§ **TASK TO COMPLETE**
Print the listing from its top line through the line containing "const cap = 14; // half of the bar thickness", nothing more, and leave out the pictures.

§ **DATASET SECTION**
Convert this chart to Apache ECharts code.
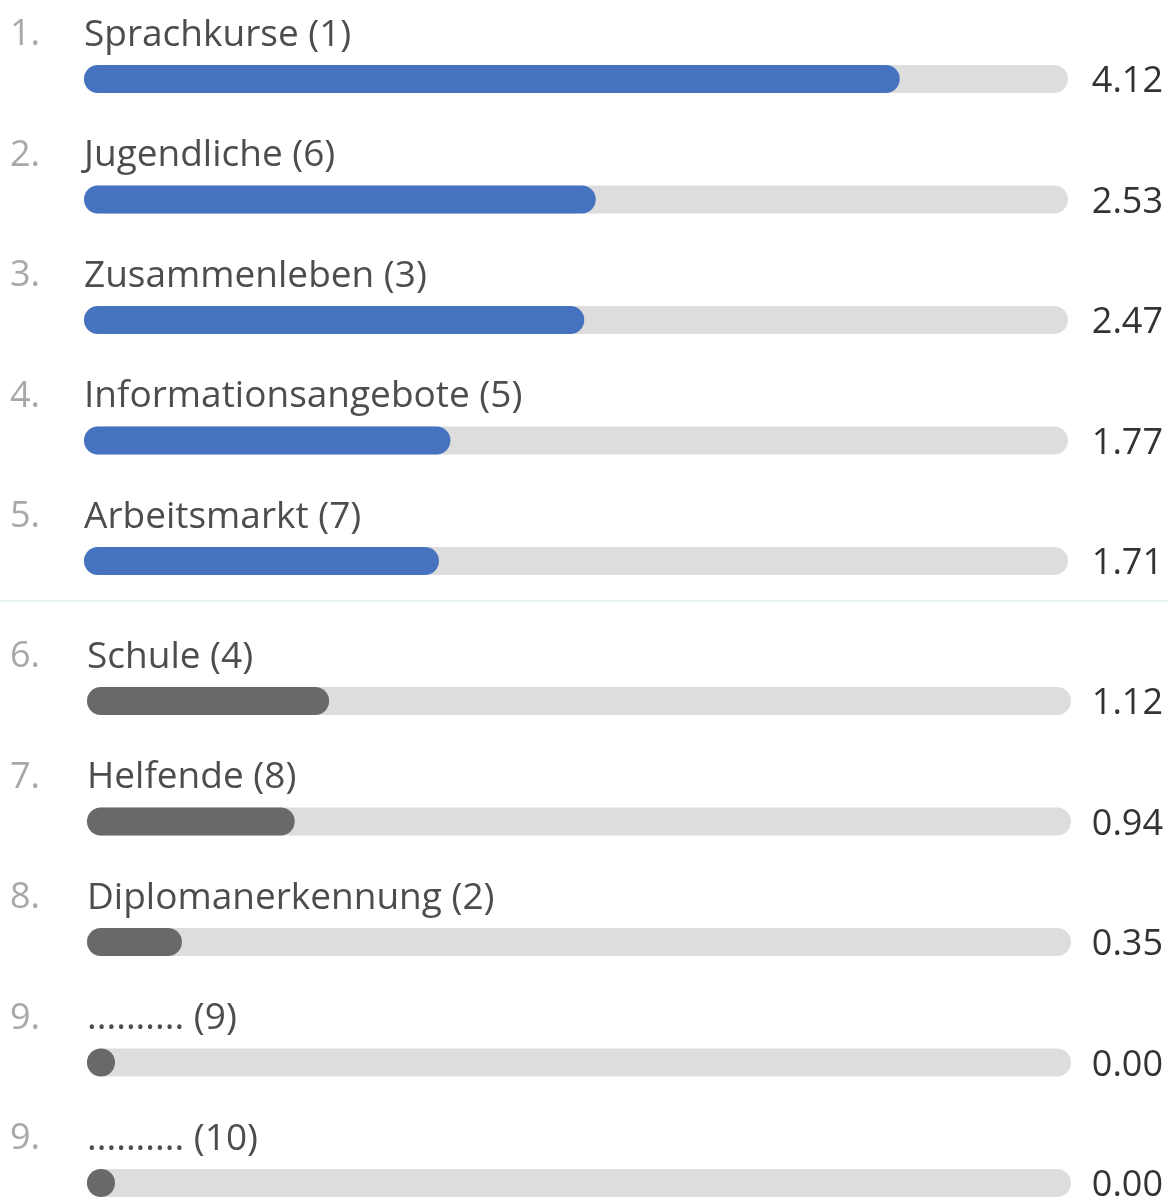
<!DOCTYPE html>
<html lang="de" style="height: 100%">
<head>
<meta charset="utf-8">
<title>Ranking</title>
</head>
<body style="height: 100%; margin: 0; background: #ffffff">
<div id="container" style="width: 1168px; height: 1197px"></div>

<script type="text/javascript" src="https://cdn.jsdelivr.net/npm/echarts/dist/echarts.min.js"></script>

<script type="text/javascript">

// data
const ranks = ['1.', '2.', '3.', '4.', '5.', '6.', '7.', '8.', '9.', '9.'];
const labels = [
    'Sprachkurse (1)', 'Jugendliche (6)', 'Zusammenleben (3)', 'Informationsangebote (5)',
    'Arbeitsmarkt (7)', 'Schule (4)', 'Helfende (8)', 'Diplomanerkennung (2)',
    '.......... (9)', '.......... (10)'
];
const values = [4.12, 2.53, 2.47, 1.77, 1.71, 1.12, 0.94, 0.35, 0.00, 0.00];
const maxValue = 5;

var dom = document.getElementById('container');
var myChart = echarts.init(dom);

const font = '"Open Sans", "Noto Sans", sans-serif';
const cap = 14; // half of the bar thickness

// each group of five rows gets its own grid
function makeRenderer(offset, fillColor) {
    return function (params, api) {
        const i = api.value(1);
        const v = api.value(0);
        const start = api.coord([0, i]);
        const end = api.coord([v, i]);
        const full = api.coord([maxValue, i]);
        const y = start[1];
        const k = offset + i;
        return {
            type: 'group',
            children: [
                {
                    type: 'rect',
                    shape: { x: start[0] - cap, y: y - cap, width: full[0] - start[0] + cap * 2, height: cap * 2, r: cap },
                    style: { fill: '#dddddd' }
                },
                {
                    type: 'rect',
                    shape: { x: start[0] - cap, y: y - cap, width: end[0] - start[0] + cap * 2, height: cap * 2, r: cap },
                    style: { fill: fillColor }
                },
                {
                    type: 'text',
                    style: { x: 10, y: y - 44, text: ranks[k], fill: '#a8a8a8', fontSize: 36, fontFamily: font, align: 'left', verticalAlign: 'middle' }
                },
                {
                    type: 'text',
                    style: { x: start[0] - cap, y: y - 44, text: labels[k], fill: '#4d4d4d', fontSize: 37, fontFamily: font, align: 'left', verticalAlign: 'middle' }
                },
                {
                    type: 'text',
                    style: { x: 1163, y: y + 3, text: values[k].toFixed(2), fill: '#333333', fontSize: 36, fontFamily: font, align: 'right', verticalAlign: 'middle' }
                }
            ]
        };
    };
}

const topData = values.slice(0, 5).map(function (v, i) { return [v, i]; });
const bottomData = values.slice(5).map(function (v, i) { return [v, i]; });

var option = {
    animation: false,
    grid: [
        { left: 98, right: 114, top: 79, height: 482 },
        { left: 101, right: 111, top: 701, height: 482 }
    ],
    xAxis: [
        { gridIndex: 0, type: 'value', min: 0, max: maxValue, show: false },
        { gridIndex: 1, type: 'value', min: 0, max: maxValue, show: false }
    ],
    yAxis: [
        { gridIndex: 0, type: 'category', data: [0, 1, 2, 3, 4], inverse: true, boundaryGap: false, show: false },
        { gridIndex: 1, type: 'category', data: [0, 1, 2, 3, 4], inverse: true, boundaryGap: false, show: false }
    ],
    graphic: [
        {
            type: 'line',
            shape: { x1: 0, y1: 601, x2: 1168, y2: 601 },
            style: { stroke: '#e0ecf0', lineWidth: 1.5 }
        }
    ],
    series: [
        {
            type: 'custom',
            xAxisIndex: 0,
            yAxisIndex: 0,
            renderItem: makeRenderer(0, '#4673c0'),
            encode: { x: 0, y: 1 },
            data: topData
        },
        {
            type: 'custom',
            xAxisIndex: 1,
            yAxisIndex: 1,
            renderItem: makeRenderer(5, '#6b6868'),
            encode: { x: 0, y: 1 },
            data: bottomData
        }
    ]
};

myChart.setOption(option);
window.addEventListener('resize', myChart.resize);
</script>
</body>
</html>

§ **EXERCISE ANSWER**
Convert this chart to Apache ECharts code.
<!DOCTYPE html>
<html lang="de" style="height: 100%">
<head>
<meta charset="utf-8">
<title>Ranking</title>
</head>
<body style="height: 100%; margin: 0; background: #ffffff">
<div id="container" style="width: 1168px; height: 1197px"></div>

<script type="text/javascript" src="https://cdn.jsdelivr.net/npm/echarts/dist/echarts.min.js"></script>

<script type="text/javascript">

// data
const ranks = ['1.', '2.', '3.', '4.', '5.', '6.', '7.', '8.', '9.', '9.'];
const labels = [
    'Sprachkurse (1)', 'Jugendliche (6)', 'Zusammenleben (3)', 'Informationsangebote (5)',
    'Arbeitsmarkt (7)', 'Schule (4)', 'Helfende (8)', 'Diplomanerkennung (2)',
    '.......... (9)', '.......... (10)'
];
const values = [4.12, 2.53, 2.47, 1.77, 1.71, 1.12, 0.94, 0.35, 0.00, 0.00];
const maxValue = 5;

var dom = document.getElementById('container');
var myChart = echarts.init(dom);

const font = '"Open Sans", "Noto Sans", sans-serif';
const cap = 14; // half of the bar thickness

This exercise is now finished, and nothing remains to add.